One day, the wild Gestapo murderers and Lithuanians tore into the ghetto with large cargo trucks and from the all the hidden places, they managed to

[Page 188]

drag out the elderly people and young children. From behind mill–stones, bricked walls, from cellars and attics, from bookcases and ditches, from closets and canals, these murderers dragged out their victims. The screams and cries of these little birds were able to move stones – but not the stone hearts of these murderers and sadists. In order to subdue their own senses, or to outcry the wails of the tragic ones, they played festive music through the loudspeakers…

On the mothers who did not want to hand over their children and who struggled with the murderers, they [the murderers] unleashed specially trained dogs. The dogs tore pieces from these terrified mothers. And when they fell down impotently, the German or the Lithuanian threw himself upon the child that was just torn from its mother's arms and threw it on the truck.
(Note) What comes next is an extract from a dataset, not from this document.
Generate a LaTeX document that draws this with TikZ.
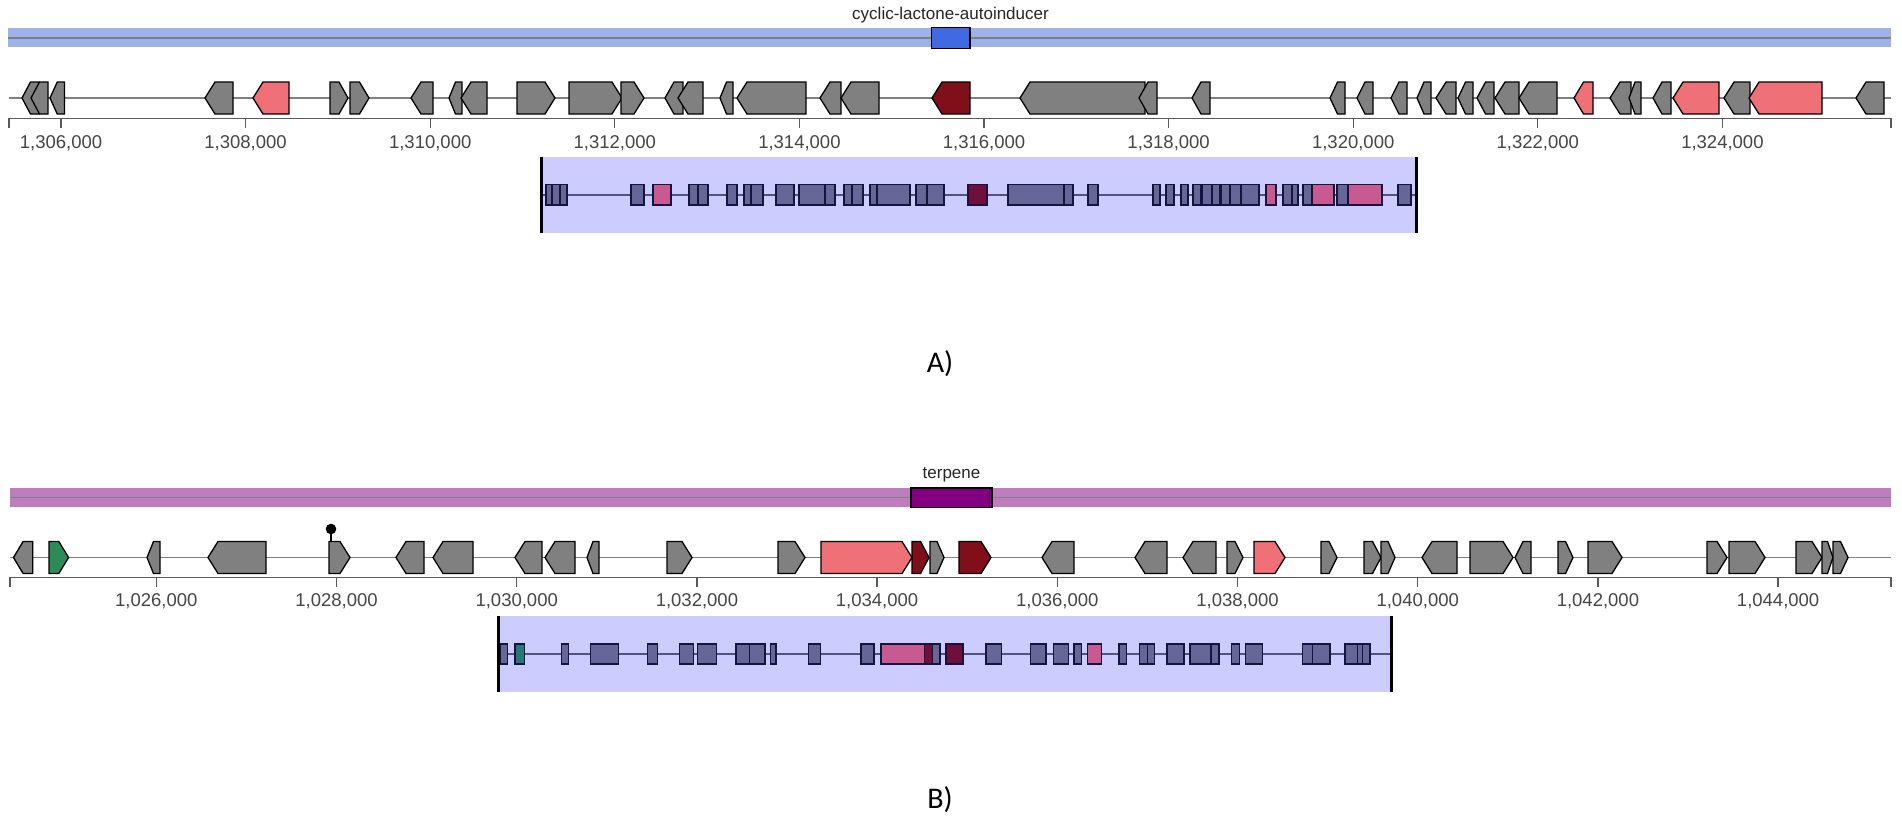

Some of the mothers allowed themselves to be shot on the spot, if only not to be torn away from their child; others jumped onto the trucks in order to share the fate of their little son or daughter…

After this child Aktzia, I found myself in the Jewish hospital. Afterward, a mother came into the hospital. She had not wanted to be separated from her two children. One of the hospital staff told me that the Germans did not allow her to go along with her children. The woman resisted and they let the incited dogs loose on her. She was so bitten up that when she lay in the hospital, as one wound closed up the other soon opened. She continually screamed to the doctor: “It won't help you. I won't live without my two children. Your energies are wasted…”

This organized child murder lasted for two days: the 27th and 28th day of March, 1944. But despite the fact that these murderers searched and beat with such zeal, tore open and destroyed all hiding places, a few children still remained in the ghetto. But they moved about like shadows, having lost all expression of joy and hope in their dulled eyes. They had terrible dreams at night, of being taken away from their parents.

One night, I head the cry of my nephew, a nine–year–old little boy. I went over to him and saw how his mother was clutching him close to her. Both were crying, and the child related his dream, that they had taken his mother from him. “I begged the murderers to leave me, but they dragged me and dragged me, without end…” And the child asked:
“Dear mother, promise me that if they come to take you – you will not leave me here. If we will be together it will be easier.”

The mother promised the child not to leave him – and kept her word. Both of them died later in a concentration camp. This little boy shared the fate of the million Jewish children who were cruelly killed by the hands of the Nazi murderers…

Some time later, with a transport of Jews, I was sent to a concentration camp. Here, a new chapter of horror began. Pain and lack – until the liberation. But about that, we will have to write separately.